If you haven’t seen the video making the headlines since yesterday, it’s probably a matter of hours before you get to do so and hear the terribly disparaging comments made by our serial blunderer, Showkutally Soodhun, towards one of the communities which make up our rainbow nation.

And, unfortunately, it’s also only a question of time before you get to hear that the matter has been referred to some entity that will make sure the ‘enquiry into the matter’ drags on until the next general election. Enquiries, you see, are brandished about for everything that the government doesn’t want to find out anything about, particularly in cases where the evidence will come back to bite them.

Then the war of downplaying the ghastly comments made will be launched starting with something to the effect that the ‘Honourable member’ did not actually mean what he said. No one in this government ever does, you see. People just talk for the sake of talking – like toddlers grappling with language.

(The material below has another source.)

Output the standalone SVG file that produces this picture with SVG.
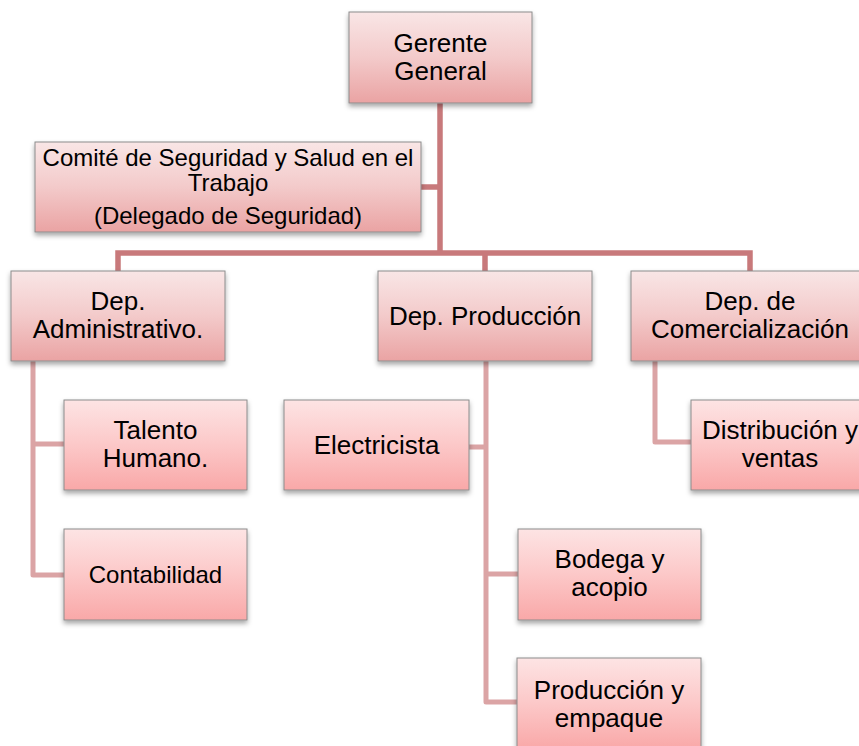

They didn’t exactly mean what they said when they promised us two jobs each before they worked very hard towards rendering our unemployment situation worse. They did not mean what they said when they promised us equal opportunities and then embarked on an unprecedented spree of employing anyone who is close to them. And they certainly did not mean to introduce a Freedom of Information Act when parliamentary questions are either butchered by the speaker to sanitise them of anything likely to cause any embarrassment or, failing that, we receive the standard answers we have become accustomed to: “I don’t have the information”, “I am not aware” or “It’s confidential” – so much for transparency! And of course, they could not possibly have meant the once much-talked-about economic miracle, could they? 

So Soodhun, who probably knows far too much about kitchen politics to be disposed of, never meant what he said. In fact, he has the greatest respect for the community he has just run down in such a revolting way. Just as he has the greatest respect for the guy he had threatened to shoot.  

As a society, we should first denounce in the strongest possible terms a minister who uses our hard-earned public funds to discriminate against our own people. He cannot – without digging a penny out of his own pocket – decide who the social houses built with our money should go to. Also, we should guard against accepting the trivialisation of this type of racism. What we must bear in mind is that when those who are called ‘Honourable members’ resort to the worst form of prejudice, it is easy to see how hatred, bias and racism are taken from the margins into the mainstream. In so doing, the politicians making such outrageous comments are directly responsible for emboldening hate groups to come out of the shadows and encourage a culture of prejudice.

One of the most painful ways to kill someone is to continuously rob him/her of the dignity they deserve. The worst way to put an end to the hope of a whole community is by locking them up in the prison of stereotype and prejudice. The idiot in government who has just done that has no place in the National Assembly and has no right to continue to be called ‘Honourable’.  

If his revolting nonsense is tolerated, if the prime  minister fails – once more –  to immediately show the moral courage and leadership required from one who is the head of the highest (albeit usurped) office in the land, then he has no place in the National Assembly either. It is a litmus test.